As we prepared for renewal by assessing our structure and removing what no longer serves it’s purpose, my dad gave me the task of digging. Earth under my fingers, it’s fresh smell in my nostrils, Lord knows I love to dig and as always the digging unearthed freshness of perspective and brought it to my attention. These particular jewels seem to lend themselves nicely to living well so I share them with you!
Digging always puts me in touch with my primal, childlike nature. My hands pull across a mound of dirt and I am filled with joyous memories of being a young girl convincing my sister to keep digging as deeply as possible to see if we really could make a tunnel to china like in the cartoon or find something someone buried. Digging this time, I noticed the urge to just keep digging and had to remind myself WHY I was digging in the first place. I was digging to see what the beams of our porch were supported by. This would determine if we simply needed to leave them be, reinforce them, or completely rebuild them. Dig too deeply or too wildly, and I quickly use up my much needed energy, compromising the project. Dig too little and we don’t get enough information to guide future efforts. Similarly in life, as we strive to improve ourselves and the situations we find ourselves in, we may be drawn at first wonder to wildly explore. Our digging then feels fevered, haunted, urgent, and the information we find often overwhelms, shading all reflections, memories and sensations. This makes us less likely to continue the process, compromising our growth and change, or whatever we hoped for at the start. It is important to dig and uncover information mindfully; aware of/ guided by purpose, and with care.

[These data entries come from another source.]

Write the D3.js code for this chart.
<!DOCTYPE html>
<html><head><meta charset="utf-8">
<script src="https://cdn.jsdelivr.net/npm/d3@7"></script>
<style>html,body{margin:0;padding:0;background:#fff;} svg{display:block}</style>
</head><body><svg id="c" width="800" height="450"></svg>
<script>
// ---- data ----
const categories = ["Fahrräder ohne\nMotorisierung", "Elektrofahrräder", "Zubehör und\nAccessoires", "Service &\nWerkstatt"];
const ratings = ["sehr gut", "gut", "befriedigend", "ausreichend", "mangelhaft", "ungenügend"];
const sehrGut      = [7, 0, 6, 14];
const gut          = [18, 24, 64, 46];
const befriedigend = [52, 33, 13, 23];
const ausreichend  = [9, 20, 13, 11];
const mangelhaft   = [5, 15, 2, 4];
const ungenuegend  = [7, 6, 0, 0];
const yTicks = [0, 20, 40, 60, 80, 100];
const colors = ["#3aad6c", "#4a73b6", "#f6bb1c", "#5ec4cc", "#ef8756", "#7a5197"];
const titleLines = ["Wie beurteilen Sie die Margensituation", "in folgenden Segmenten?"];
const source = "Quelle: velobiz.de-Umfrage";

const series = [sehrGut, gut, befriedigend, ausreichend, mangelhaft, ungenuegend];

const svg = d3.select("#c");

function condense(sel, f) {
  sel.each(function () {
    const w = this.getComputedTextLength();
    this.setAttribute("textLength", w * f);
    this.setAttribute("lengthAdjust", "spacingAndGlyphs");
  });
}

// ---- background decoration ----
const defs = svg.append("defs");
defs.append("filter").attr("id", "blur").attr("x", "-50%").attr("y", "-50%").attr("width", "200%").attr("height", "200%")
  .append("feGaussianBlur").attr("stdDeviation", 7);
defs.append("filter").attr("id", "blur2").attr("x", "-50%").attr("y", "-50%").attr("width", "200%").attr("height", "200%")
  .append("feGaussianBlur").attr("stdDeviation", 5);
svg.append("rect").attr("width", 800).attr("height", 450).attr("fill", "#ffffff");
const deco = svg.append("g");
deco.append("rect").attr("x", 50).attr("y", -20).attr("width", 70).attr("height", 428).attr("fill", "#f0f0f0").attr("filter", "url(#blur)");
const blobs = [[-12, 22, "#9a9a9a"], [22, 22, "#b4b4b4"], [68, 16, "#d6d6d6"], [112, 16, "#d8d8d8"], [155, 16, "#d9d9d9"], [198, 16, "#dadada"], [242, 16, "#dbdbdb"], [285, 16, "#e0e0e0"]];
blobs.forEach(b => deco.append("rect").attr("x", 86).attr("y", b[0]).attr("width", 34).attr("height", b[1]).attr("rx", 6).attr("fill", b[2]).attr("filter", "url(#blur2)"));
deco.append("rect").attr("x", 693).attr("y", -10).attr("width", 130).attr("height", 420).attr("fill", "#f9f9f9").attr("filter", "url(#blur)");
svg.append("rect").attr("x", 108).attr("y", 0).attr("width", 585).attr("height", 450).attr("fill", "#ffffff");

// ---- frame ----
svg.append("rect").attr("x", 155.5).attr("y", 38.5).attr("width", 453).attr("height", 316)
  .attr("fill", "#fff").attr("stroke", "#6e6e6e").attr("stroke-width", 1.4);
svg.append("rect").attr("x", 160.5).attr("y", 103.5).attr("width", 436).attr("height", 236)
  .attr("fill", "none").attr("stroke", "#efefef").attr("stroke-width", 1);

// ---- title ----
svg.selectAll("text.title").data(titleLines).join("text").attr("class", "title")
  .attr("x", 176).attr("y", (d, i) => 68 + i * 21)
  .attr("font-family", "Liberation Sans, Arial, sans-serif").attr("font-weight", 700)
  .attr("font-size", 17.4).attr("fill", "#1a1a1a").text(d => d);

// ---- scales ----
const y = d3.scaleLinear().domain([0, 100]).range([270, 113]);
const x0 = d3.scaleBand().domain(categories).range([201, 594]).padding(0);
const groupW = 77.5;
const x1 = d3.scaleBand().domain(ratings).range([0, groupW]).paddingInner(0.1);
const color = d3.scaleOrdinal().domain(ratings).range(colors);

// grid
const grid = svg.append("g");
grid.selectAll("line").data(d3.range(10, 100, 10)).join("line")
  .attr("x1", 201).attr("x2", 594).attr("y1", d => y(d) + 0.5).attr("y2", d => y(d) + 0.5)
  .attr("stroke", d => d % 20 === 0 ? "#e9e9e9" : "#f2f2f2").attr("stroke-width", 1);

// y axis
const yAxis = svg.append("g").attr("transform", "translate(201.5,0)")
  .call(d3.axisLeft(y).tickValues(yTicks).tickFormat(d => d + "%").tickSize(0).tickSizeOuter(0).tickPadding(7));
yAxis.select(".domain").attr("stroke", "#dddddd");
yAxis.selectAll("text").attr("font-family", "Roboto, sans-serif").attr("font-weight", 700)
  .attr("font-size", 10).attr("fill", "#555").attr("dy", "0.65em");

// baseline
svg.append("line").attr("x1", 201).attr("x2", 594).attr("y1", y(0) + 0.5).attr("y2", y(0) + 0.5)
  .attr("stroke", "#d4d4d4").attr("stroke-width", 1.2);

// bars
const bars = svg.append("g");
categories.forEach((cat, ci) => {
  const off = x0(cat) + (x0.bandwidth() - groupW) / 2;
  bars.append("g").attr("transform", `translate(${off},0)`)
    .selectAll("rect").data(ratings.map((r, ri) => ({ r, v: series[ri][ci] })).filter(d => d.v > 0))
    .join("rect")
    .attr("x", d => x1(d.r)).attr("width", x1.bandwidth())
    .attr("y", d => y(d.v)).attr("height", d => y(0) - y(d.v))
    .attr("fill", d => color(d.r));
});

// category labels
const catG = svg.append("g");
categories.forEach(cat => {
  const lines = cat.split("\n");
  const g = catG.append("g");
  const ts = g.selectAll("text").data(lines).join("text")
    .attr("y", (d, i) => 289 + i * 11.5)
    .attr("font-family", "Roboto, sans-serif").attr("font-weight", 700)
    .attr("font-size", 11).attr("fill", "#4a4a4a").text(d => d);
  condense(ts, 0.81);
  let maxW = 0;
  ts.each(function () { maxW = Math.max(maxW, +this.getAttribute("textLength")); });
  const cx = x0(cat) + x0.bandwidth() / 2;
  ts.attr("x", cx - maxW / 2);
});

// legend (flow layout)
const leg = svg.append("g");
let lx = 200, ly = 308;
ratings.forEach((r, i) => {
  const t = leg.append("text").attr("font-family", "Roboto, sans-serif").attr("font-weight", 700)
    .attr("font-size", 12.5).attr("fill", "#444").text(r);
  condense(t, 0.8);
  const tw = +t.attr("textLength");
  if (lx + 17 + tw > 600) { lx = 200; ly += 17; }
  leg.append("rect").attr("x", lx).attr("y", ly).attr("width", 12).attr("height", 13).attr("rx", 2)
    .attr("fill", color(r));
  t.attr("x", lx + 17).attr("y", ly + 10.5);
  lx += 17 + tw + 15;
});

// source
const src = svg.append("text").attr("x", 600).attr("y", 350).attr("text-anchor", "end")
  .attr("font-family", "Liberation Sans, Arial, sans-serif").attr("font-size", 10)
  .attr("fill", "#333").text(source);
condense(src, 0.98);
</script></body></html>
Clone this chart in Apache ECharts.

Tools matters “Right tools for the right job,” my dad said in passing for the millionth time as I was clearly struggling to denail a couple pieces of wood. I had been using a hammer, which in my worldview should have worked~ I was trying so hard to make it work. However these nails were deep in and I didn’t have proper leverage with that tool, I needed to use the long handled prybar. My dad is a highly skilled master carpenter. I am not. Clearly there are things that he can do that I just can’t wrap my head around, and yet given the right tool there are certain things I can do just right. So it is in life, so remember if something is feeling like its just too hard, too much of a struggle, or like it’s going to take forever to accomplish or make right, ask yourself: Am I using the right tool to do this job efficiently? (or effectively, or whatever measure of satisfaction you are aiming for) If the answer is yes, you may have to go back and question the worth of the task’s purpose (see above), or change the way you are using the tool (see below.)
Angles matters There were times when I was digging that the earth presented itself as hardened and seemingly impenetrable. I remember thinking, I guess this is a good spot to stop at since I can’t get around this blockage. Upon standing though it was clear that I did needed to dig deeper for reasons listed above. A small change of perspective allowed for wonder and creativity. A shift in how the tool was held allowed for a different angle. A different angle allowed for new space to be unearthed, cracks to open, and a large rock’s reveal. See, we can have the purpose and the right tools and still work from an angle that impedes our process~ thankfully not for too long if we pause for perspective every once in a while.